There’s a great moment after the bungee as you’re being lowered to the ground hanging from the cord and they’re pulling you in to the landing zone on a pole when you can pretend to be superman. Obviously it would have been better to be wearing a red cape, but I felt that singing the theme tune loudly more than made up for it. The guys running the thing gave me a bit of an odd look and I wasn’t sure if for a moment they were going to let go and have me ping back up skywards (arms outstretched of course). Sadly they let it pass. Reverse bungee? Gotta be possible, right?

Anyway, bungee good, two very happy bouncers. Video to follow, once the DVDs we ordered make it back to England and onto the web.

Now for the bad news. Late afternoon we went to move into our tent for the night, only to be told it didn’t exist. Some communications breakdown between their office in Kathmandu meant that even though we’d paid in full a few days before, we didn’t have beds. They offered us a festival style dome tent instead but given that this was meant to be a luxury resort, it didn’t quite cut the mustard.

And so to the concluding good news : a full refund! It may have had something to do with our dashing good looks; it may have been thanks to our witty charm and scintillating conversation; or it may have had something to do
with a conversation that involved angry faces, slightly raised voices, and possible mention of the words ‘honeymoon’ and ‘my wife and I’*. (In case there is any confusion, Laura and I are not married or indeed together, happily or otherwise). The bungee thrill of earlier tastes all the better in retrospect now that it cost us nothing. How about that for a rebound!
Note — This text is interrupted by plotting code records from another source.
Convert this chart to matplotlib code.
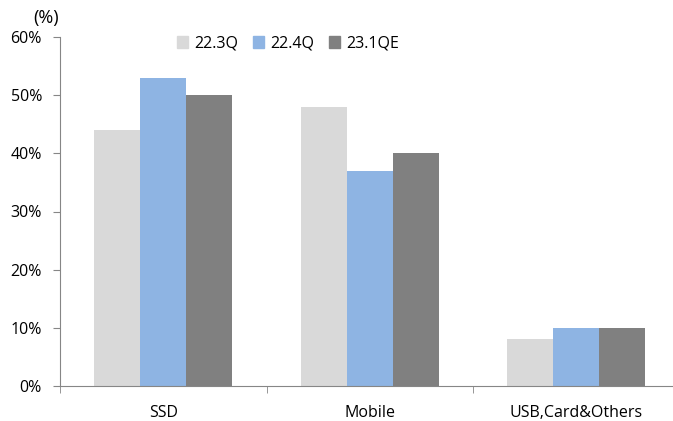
import numpy as np
import matplotlib
matplotlib.use("Agg")
from matplotlib import pyplot as plt
from matplotlib.patches import Patch

categories = ["SSD", "Mobile", "USB,Card&Others"]
series_names = ["22.3Q", "22.4Q", "23.1QE"]
q22_3 = [44, 48, 8]
q22_4 = [53, 37, 10]
q23_1e = [50, 40, 10]
yticks = [0, 10, 20, 30, 40, 50, 60]

colors = ["#D9D9D9", "#8EB4E3", "#808080"]
axis_grey = "#868686"

plt.rcParams["font.family"] = ["Open Sans", "DejaVu Sans"]
fs = 11.5

W, H = 673, 421
fig = plt.figure(figsize=(W / 100, H / 100), dpi=100)
# axes runs a bit past the right edge of the picture, like the original
left, right, bottom, top = 60, 679.5, 386, 37
ax = fig.add_axes([left / W, 1 - bottom / H, (right - left) / W, (bottom - top) / H])

ind = np.arange(len(categories))
w = 0.222
for i, vals in enumerate([q22_3, q22_4, q23_1e]):
    ax.bar(ind + (i - 1) * w, vals, w, color=colors[i], label=series_names[i])

ax.set_xlim(-0.5, len(categories) - 0.5)
ax.set_ylim(0, 60)
ax.set_yticks(yticks)
ax.set_yticklabels(["{}%".format(v) for v in yticks])

ax.set_xticks(ind)
ax.set_xticklabels(categories)
ax.set_xticks(np.arange(len(categories) + 1) - 0.5, minor=True)
ax.tick_params(axis="x", which="major", length=0, pad=14, labelsize=fs)
ax.tick_params(axis="x", which="minor", length=5, color=axis_grey, direction="out")
ax.tick_params(axis="y", length=5, color=axis_grey, pad=8, labelsize=fs)

for s in ["top", "right"]:
    ax.spines[s].set_visible(False)
for s in ["left", "bottom"]:
    ax.spines[s].set_color(axis_grey)

fig.text(46 / W, 1 - 18 / H, "(%)", ha="center", va="center", fontsize=13)

handles = [Patch(color=c) for c in colors]
fig.legend(handles, series_names, loc="center", ncol=3, frameon=False,
           bbox_to_anchor=(288 / W, 1 - 43.5 / H), fontsize=fs,
           handlelength=0.7, handleheight=0.7, handletextpad=0.4,
           columnspacing=0.9, borderpad=0)

fig.savefig("out.png", dpi=100)
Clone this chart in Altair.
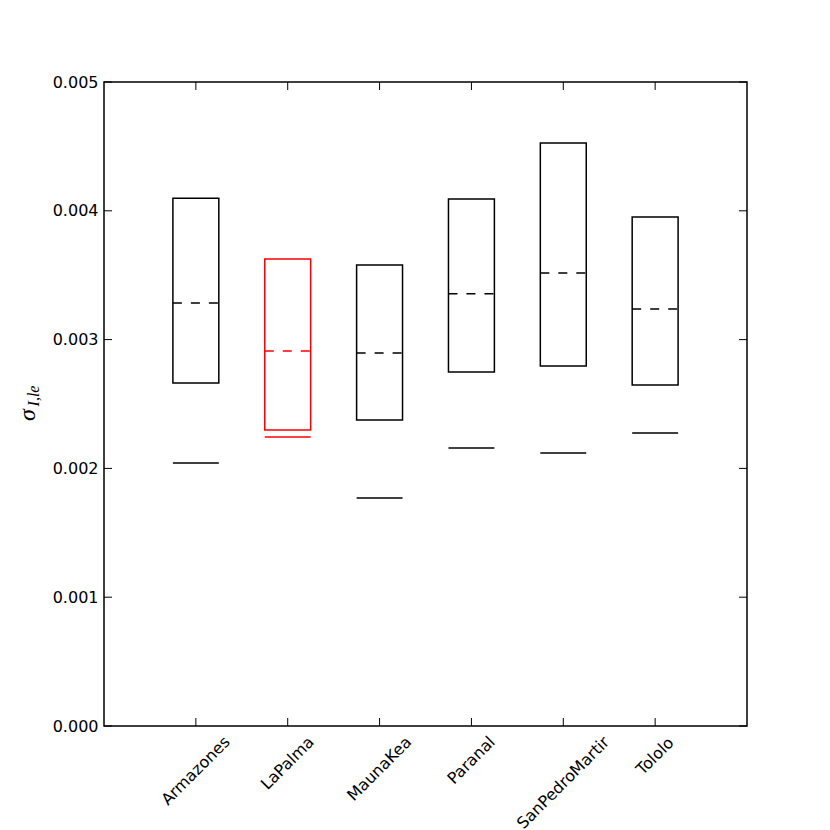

So the gift of the Last Resort from my generous team at work (hello Market Risk) becomes the gift that keeps on giving – we’re now planning where to spend it next!

The change in plans means we now have a couple of days in hand, so the current idea is to quit Kathmandu (where we now are, yet again) tomorrow, for the lovely lakeside Pokhara, before heading on to Delhi and our lovely Norwegian friends in a few days time.

Simon

* It was very tempting to pepper the conversation with unhelpful but location-humorous phrases like “there’s no choice”, “the final straw”, and (obviously) “the last resort”, but we felt that might undermine our argument and indicate that we were slightly enjoying ourselves.